In order to pass to the next stage of the Broad Front’s candidate selection process, the 13 aspirants must collect 150,000 signatures of support across at least 17 states by August 5.
The presidential hopefuls who reach the second stage will be required to participate in a “great forum” to “discuss and analyze” their vision for Mexico, according to a Broad Front for Mexico announcement in late June.
The aspirants will subsequently be included in “public opinion studies” — polling, in other words — that will determine the three contenders with the greatest support.
The three “finalists” will progress to the third stage, during which more forums will take place, additional polling will be conducted and a “direct” vote will be held on Sept. 3 ahead of an announcement of the victor the same day.
The Broad Front filed paperwork for its registration with the National Electoral Institute (INE) on Sunday, PRD Deputy Luis Espinosa Cházaro told a press conference on Monday.
Both the ruling Morena party and its allies, and the Broad Front, have begun their presidential candidate selection processes ahead of the timeframe established by the INE.

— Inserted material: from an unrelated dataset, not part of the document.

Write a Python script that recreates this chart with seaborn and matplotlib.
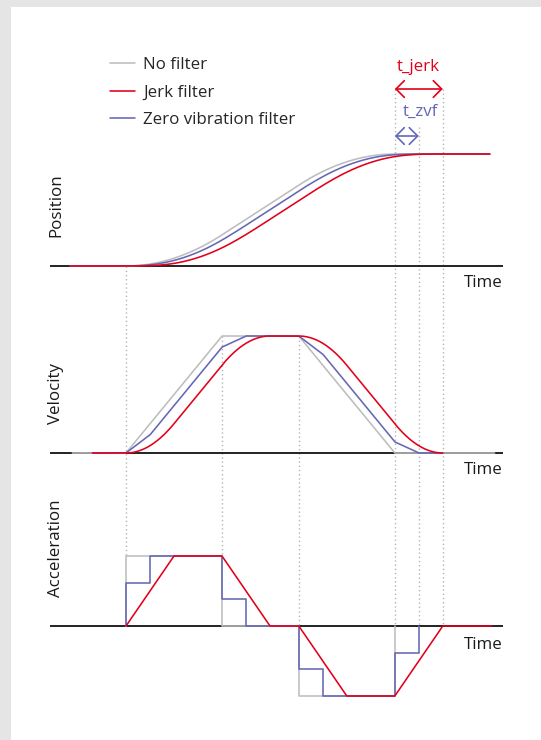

In an attempt to avoid violating the permitted timeframe for “pre-campaigns” and thus evade sanctions, Morena and the three-party opposition bloc are using alternative terms to describe the person who will become their presidential candidate.
The winner of Morena’s selection process — to be announced Sept. 6 — will initially be called “the coordinator of the defense of the transformation” of Mexico that President López Obrador asserts his government is carrying out.
The opposition alliance’s candidate will first be known as the “person responsible for the construction of the Broad Front for Mexico.”
The primary-style selection processes that Morena and the opposition bloc have decided to use represent a break from the past, in which parties appointed their presidential candidates without any public contest between aspirants.
The presidential candidate for the PRI — which was in office for 71 uninterrupted years before the PAN won the 2000 election — was traditionally chosen by the sitting president, a decision colloquially known as the dedazo (big finger).
Polls indicate that Morena is likely to win next year’s presidential election regardless of who the ruling party’s candidate is. Former Mexico City mayor Claudia Sheinbaum and ex-foreign minister Marcelo Ebrard are the top contenders to win Morena’s nomination.
The Citizens Movement party has also indicated that it will field a candidate at the election, and one or more independent hopefuls could appear on ballot papers as well.